Matrices as linear maps

One-line definition

A matrix $A \in R^{m \times n}$ represents a linear map $f : R^{n} \to R^{m}$ defined by $f (x) = A x$ . Composition of linear maps corresponds to matrix multiplication; the columns of $A$ are the images of the standard basis vectors.

Why it matters

Every layer in a neural network is a linear map (followed by a non-linearity). Every embedding lookup, every attention score, every gradient backward pass is a matrix multiplication. Understanding what a matrix does geometrically. Rather than just how to compute with it. Is the foundation for reasoning about model capacity, conditioning, and gradient flow.

The geometry

For $A \in R^{m \times n}$ :

Columns of $A$ = images of $e_{1}, \dots, e_{n}$ . Span them and you get the column space (range of the map).
Rows of $A$ = linear functionals; span the row space.
Null space = ${x : A x = 0}$ . Directions the map collapses.
Rank = dimension of column space = dimension of row space.
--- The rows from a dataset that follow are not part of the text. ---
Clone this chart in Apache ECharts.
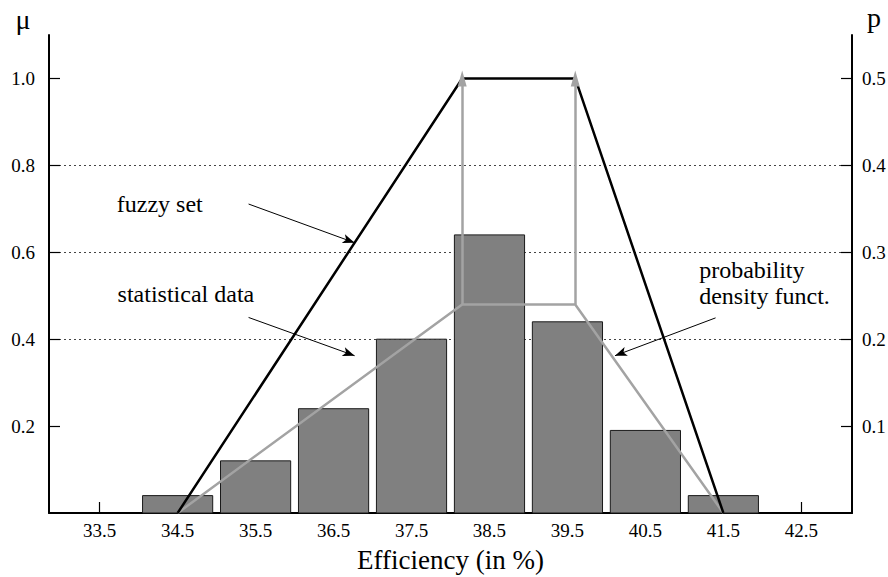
<!DOCTYPE html>
<html>
<head>
<meta charset="utf-8">
<script src="https://cdn.jsdelivr.net/npm/echarts@6/dist/echarts.min.js"></script>
<style>
html,body{margin:0;padding:0;background:#fff;}
#chart{width:888px;height:577px;}
</style>
</head>
<body>
<div id="chart"></div>
<script>
// ---- data ----
const xTickLabels = [33.5, 34.5, 35.5, 36.5, 37.5, 38.5, 39.5, 40.5, 41.5, 42.5];
const muTicks = [0.2, 0.4, 0.6, 0.8, 1.0];
const pTicks = [0.1, 0.2, 0.3, 0.4, 0.5];
const binCenters = [34.5, 35.5, 36.5, 37.5, 38.5, 39.5, 40.5, 41.5];
const binHeights = [0.04, 0.12, 0.24, 0.40, 0.64, 0.44, 0.19, 0.04];
const binWidth = 0.9;
const fuzzyX = [34.5, 38.15, 39.6, 41.5];
const fuzzyMu = [0, 1, 1, 0];
const pdfX = [34.5, 38.15, 39.6, 41.5];
const pdfMu = [0, 0.48, 0.48, 0];
// annotation arrows: [x1, y1, x2, y2] in data units
const fuzzyArrow = [35.41, 0.711, 36.77, 0.622];
const statArrow = [35.41, 0.450, 36.77, 0.362];
const pdfArrow = [41.40, 0.449, 40.11, 0.362];
// annotation texts: [text, x, y]
const notes = [
  ['fuzzy set', 33.72, 0.711],
  ['statistical data', 33.73, 0.503],
  ['probability\ndensity funct.', 41.19, 0.530]
];

const FONT = "'Liberation Serif', 'Times New Roman', serif";
const chart = echarts.init(document.getElementById('chart'), null, {renderer: 'svg'});

const arrowLine = (a) => [{coord: [a[0], a[1]]}, {coord: [a[2], a[3]]}];

const option = {
  animation: false,
  backgroundColor: '#fff',
  textStyle: {fontFamily: FONT, color: '#000'},
  grid: {left: 49, right: 36, top: 35, bottom: 64, containLabel: false, outerBoundsMode: 'none'},
  xAxis: {
    type: 'value', min: 32.85, max: 43.15,
    name: 'Efficiency (in %)', nameLocation: 'middle', nameGap: 33,
    nameTextStyle: {fontFamily: FONT, fontSize: 27, color: '#000'},
    axisLine: {show: true, lineStyle: {color: '#000', width: 2}},
    axisTick: {show: true, inside: true, length: 11, customValues: xTickLabels, lineStyle: {color: '#000', width: 1.2}},
    axisLabel: {customValues: xTickLabels, margin: 8, fontFamily: FONT, fontSize: 19, color: '#000',
      formatter: v => v.toFixed(1)},
    splitLine: {show: false}
  },
  yAxis: [{
    type: 'value', min: 0, max: 1.1, interval: 0.2, position: 'left',
    axisLine: {show: true, lineStyle: {color: '#000', width: 2}},
    axisTick: {show: true, inside: true, length: 11, customValues: muTicks, lineStyle: {color: '#000', width: 1.2}},
    axisLabel: {customValues: muTicks, margin: 14, fontFamily: FONT, fontSize: 19, color: '#000',
      formatter: v => v.toFixed(1)},
    splitLine: {show: true, showMinLine: false, showMaxLine: false,
      lineStyle: {color: '#444', width: 1, type: [2, 3]}}
  }, {
    type: 'value', min: 0, max: 0.55, position: 'right',
    axisLine: {show: true, lineStyle: {color: '#000', width: 2}},
    axisTick: {show: true, inside: true, length: 11, customValues: pTicks, lineStyle: {color: '#000', width: 1.2}},
    axisLabel: {customValues: pTicks, margin: 10, fontFamily: FONT, fontSize: 19, color: '#000',
      formatter: v => v.toFixed(1)},
    splitLine: {show: false}
  }],
  series: [
    {
      type: 'custom', name: 'statistical data', z: 2,
      data: binCenters.map((c, i) => [c, binHeights[i]]),
      encode: {x: 0, y: 1},
      renderItem: (params, api) => {
        const c = api.value(0), v = api.value(1);
        const p0 = api.coord([c - binWidth / 2, v]);
        const p1 = api.coord([c + binWidth / 2, 0]);
        return {type: 'rect', shape: {x: p0[0], y: p0[1], width: p1[0] - p0[0], height: p1[1] - p0[1]},
          style: {fill: '#808080', stroke: '#1a1a1a', lineWidth: 1}};
      },
      silent: true
    },
    {
      type: 'line', name: 'pdf', z: 3, symbol: 'none', silent: true,
      data: pdfX.map((x, i) => [x, pdfMu[i]]),
      lineStyle: {color: '#a3a3a3', width: 2.5},
      markLine: {
        silent: true, symbol: ['none', 'triangle'], symbolSize: [9, 16],
        label: {show: false},
        lineStyle: {color: '#a3a3a3', width: 2.5, type: 'solid'},
        data: [
          [{coord: [pdfX[1], pdfMu[1]]}, {coord: [fuzzyX[1], fuzzyMu[1]]}],
          [{coord: [pdfX[2], pdfMu[2]]}, {coord: [fuzzyX[2], fuzzyMu[2]]}]
        ]
      }
    },
    {
      type: 'line', name: 'fuzzy set', z: 4, symbol: 'none', silent: true,
      data: fuzzyX.map((x, i) => [x, fuzzyMu[i]]),
      lineStyle: {color: '#000', width: 2.5}
    },
    {
      type: 'line', name: 'notes', z: 5, symbol: 'none', silent: true, data: [],
      markLine: {
        silent: true, symbol: ['none', 'arrow'], symbolSize: [7, 12],
        label: {show: false},
        lineStyle: {color: '#000', width: 1, type: 'solid'},
        data: [arrowLine(fuzzyArrow), arrowLine(statArrow), arrowLine(pdfArrow)]
      }
    }
  ]
};
chart.setOption(option);

const g = notes.map(n => {
  const p = chart.convertToPixel({xAxisIndex: 0, yAxisIndex: 0}, [n[1], n[2]]);
  return {type: 'text', x: p[0], y: p[1], silent: true,
    style: {text: n[0], fontFamily: FONT, fontSize: 24, fill: '#000', verticalAlign: 'middle', align: 'left', lineHeight: 26}};
});
g.push({type: 'text', x: 23, y: 19, style: {text: 'μ', fontFamily: FONT, fontSize: 28, fill: '#000', align: 'center', verticalAlign: 'middle'}});
g.push({type: 'text', x: 874, y: 17, style: {text: 'p', fontFamily: FONT, fontSize: 28, fill: '#000', align: 'center', verticalAlign: 'middle'}});
chart.setOption({graphic: g});
</script>
</body>
</html>
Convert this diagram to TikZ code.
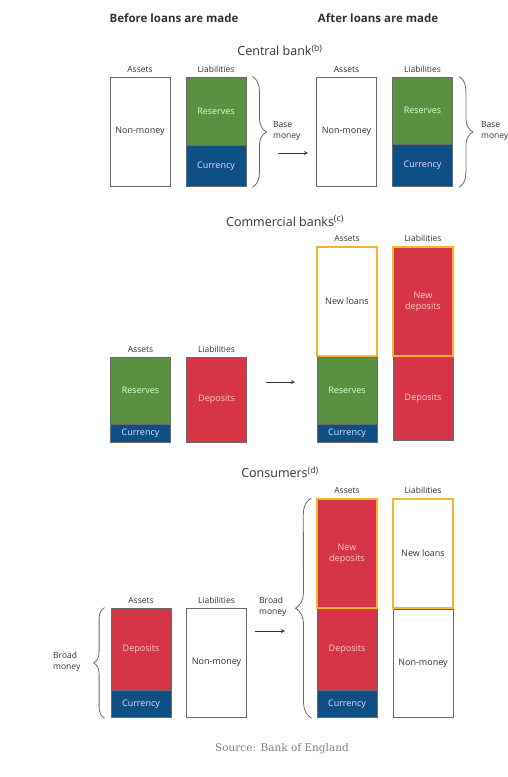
\documentclass[tikz,border=0pt]{standalone}
\usepackage{fontspec}
\setmainfont{Open Sans}
\newfontfamily\srcfont{DejaVu Serif}
\usepackage{xcolor}
\usetikzlibrary{positioning}
\usetikzlibrary{decorations.pathreplacing}
\definecolor{boeGreen}{HTML}{5A9140}
\definecolor{boeRed}{HTML}{D63447}
\definecolor{boeBlue}{HTML}{0E4F85}
\definecolor{boeOrange}{HTML}{F5B52E}
\definecolor{boxGray}{HTML}{6A6A6A}
\definecolor{txtGray}{HTML}{333333}

\begin{document}
\begin{tikzpicture}[x=1pt, y=-1pt,
    box/.style={
        draw=boxGray, line width=0.8pt,
        minimum width=60pt, inner sep=0pt,
        font=\fontsize{9}{11}\selectfont, align=center
    },
    white box/.style={box, fill=white, text=txtGray},
    green box/.style={box, fill=boeGreen, text=green!15!white},
    red box/.style={box, fill=boeRed, text=red!20!white},
    blue box/.style={box, fill=boeBlue, text=blue!12!white},
    new box/.style={draw=boeOrange, line width=1.4pt},
    col label/.style={font=\fontsize{8.5}{10}\selectfont, text=txtGray, inner sep=1pt},
    side label/.style={font=\fontsize{8.5}{11}\selectfont, text=txtGray, align=left, anchor=west, inner sep=0pt},
    title/.style={font=\fontsize{12.5}{14}\selectfont, text=txtGray},
    head/.style={font=\fontsize{11.5}{14}\selectfont\bfseries, text=txtGray},
    brace/.style={decorate, decoration={brace, amplitude=#1}, draw=boxGray, line width=0.8pt},
    arr/.style={-stealth, line width=0.8pt, txtGray}
]
\useasboundingbox (0,0) rectangle (508,777);

\node[head] (hdBefore) at (174,18) {Before loans are made};
\node[head] (hdAfter) at (378,18) {After loans are made};

% central bank
\node[title] (cbTitle) at (280,50) {Central bank\textsuperscript{(b)}};
\node[white box, minimum height=109] (cbBefA) at (140,131.5) {Non-money};
\node[col label, above=3pt of cbBefA] {Assets};
\node[green box, minimum height=68] (cbBefRes) at (216,111) {Reserves};
\node[blue box, minimum height=41, below=0pt of cbBefRes] (cbBefCur) {Currency};
\node[col label, above=3pt of cbBefRes] {Liabilities};
\draw[brace=14pt] ([xshift=6]cbBefRes.north east) -- ([xshift=6]cbBefCur.south east);
\node[side label] (cbBefBase) at (273,131) {Base\\money};

\coordinate (cbArrS) at (278,153);
\coordinate (cbArrE) at (308,153);
\draw[arr] (cbArrS) -- (cbArrE);

\node[white box, minimum height=109] (cbAftA) at (346.5,131.5) {Non-money};
\node[col label, above=3pt of cbAftA] {Assets};
\node[green box, minimum height=67] (cbAftRes) at (422.5,110.5) {Reserves};
\node[blue box, minimum height=42, below=0pt of cbAftRes] (cbAftCur) {Currency};
\node[col label, above=3pt of cbAftRes] {Liabilities};
\draw[brace=14pt] ([xshift=6]cbAftRes.north east) -- ([xshift=6]cbAftCur.south east);
\node[side label] (cbAftBase) at (481,131) {Base\\money};

% commercial banks
\node[title] (cmTitle) at (285,221) {Commercial banks\textsuperscript{(c)}};
\node[green box, minimum height=67] (cmBefRes) at (140.5,390.5) {Reserves};
\node[blue box, minimum height=18, below=0pt of cmBefRes] (cmBefCur) {Currency};
\node[col label, above=3pt of cmBefRes] {Assets};
\node[red box, minimum height=85] (cmBefDep) at (216.5,399.5) {Deposits};
\node[col label, above=3pt of cmBefDep] {Liabilities};

\coordinate (cmArrS) at (266,382);
\coordinate (cmArrE) at (295,382);
\draw[arr] (cmArrS) -- (cmArrE);

\node[green box, minimum height=67] (cmAftRes) at (347,390.5) {Reserves};
\node[blue box, minimum height=18, below=0pt of cmAftRes] (cmAftCur) {Currency};
\node[white box, new box, minimum height=109, above=0pt of cmAftRes] (cmAftLoan) {New loans};
\node[col label, above=3pt of cmAftLoan] {Assets};
\node[red box, minimum height=83] (cmAftDep) at (423,398.5) {Deposits};
\node[red box, new box, minimum height=109, above=0pt of cmAftDep] (cmAftNDep) {New\\deposits};
\node[col label, above=3pt of cmAftNDep] {Liabilities};

% consumers
\node[title] (csTitle) at (280,472) {Consumers\textsuperscript{(d)}};
\node[red box, minimum height=82] (csBefDep) at (141,649) {Deposits};
\node[blue box, minimum height=27, below=0pt of csBefDep] (csBefCur) {Currency};
\node[col label, above=3pt of csBefDep] {Assets};
\node[white box, minimum height=109] (csBefNon) at (216.5,662.5) {Non-money};
\node[col label, above=3pt of csBefNon] {Liabilities};
\draw[brace=11pt] ([xshift=-6]csBefCur.south west) -- ([xshift=-6]csBefDep.north west);
\node[side label] (csBefBroad) at (53,662) {Broad\\money};

\coordinate (csArrS) at (255,631);
\coordinate (csArrE) at (285,631);
\draw[arr] (csArrS) -- (csArrE);
\node[side label] (csAftBroad) at (259,607) {Broad\\money};

\node[red box, minimum height=81] (csAftDep) at (347,649.5) {Deposits};
\node[blue box, minimum height=27, below=0pt of csAftDep] (csAftCur) {Currency};
\node[red box, new box, minimum height=109, above=0pt of csAftDep] (csAftNDep) {New\\deposits};
\node[col label, above=3pt of csAftNDep] {Assets};
\node[white box, minimum height=108] (csAftNon) at (423,663) {Non-money};
\node[white box, new box, minimum height=109, above=0pt of csAftNon] (csAftLoan) {New loans};
\node[col label, above=3pt of csAftLoan] {Liabilities};
\draw[brace=16pt] ([xshift=-5]csAftCur.south west) -- ([xshift=-5]csAftNDep.north west);

\node[font=\srcfont\fontsize{10.5}{12}\selectfont, text=black!50] (source) at (282,749) {Source: Bank of England};
\end{tikzpicture}
\end{document}
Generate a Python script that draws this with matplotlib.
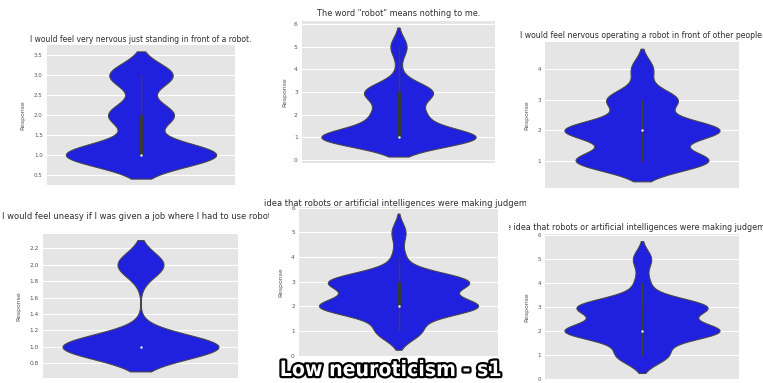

If $A$ is square and invertible, $A$ is a bijection: it stretches, rotates, and reflects $R^{n}$ without losing information. If rank $< n$ , $A$ collapses dimensions.

Composition and multiplication

If $f (x) = A x$ and $g (y) = B y$ , then $g \circ f (x) = B (A x) = (B A) x$ . Matrix multiplication is the composition of linear maps. This is why multiplication is associative ( $f \circ (g \circ h) = (f \circ g) \circ h$ ) but not commutative (order of operations matters).

Special families

Matrix	Geometric action
Orthogonal $Q$ ( $Q^{⊤} Q = I$ )	Rotation or reflection (preserves length and angle)
Diagonal	Independent scaling along each axis
Symmetric	Has real eigenvalues; orthogonal eigenvector basis
Positive definite	Symmetric + all eigenvalues > 0; defines an inner product
Permutation	Reorders coordinates
Projection ( $P^{2} = P$ )	Maps onto a subspace, kills orthogonal complement

Common pitfalls

Treating matrix multiplication as element-wise. Use Hadamard ( $⊙$ ) for element-wise; matrix multiplication is composition.
Forgetting that shapes determine the map. $A \in R^{3 \times 5}$ is a map $R^{5} \to R^{3}$ , not the other way around.
Confusing column space with row space. Both have dimension = rank, but they live in different spaces ( $R^{m}$ vs $R^{n}$ ).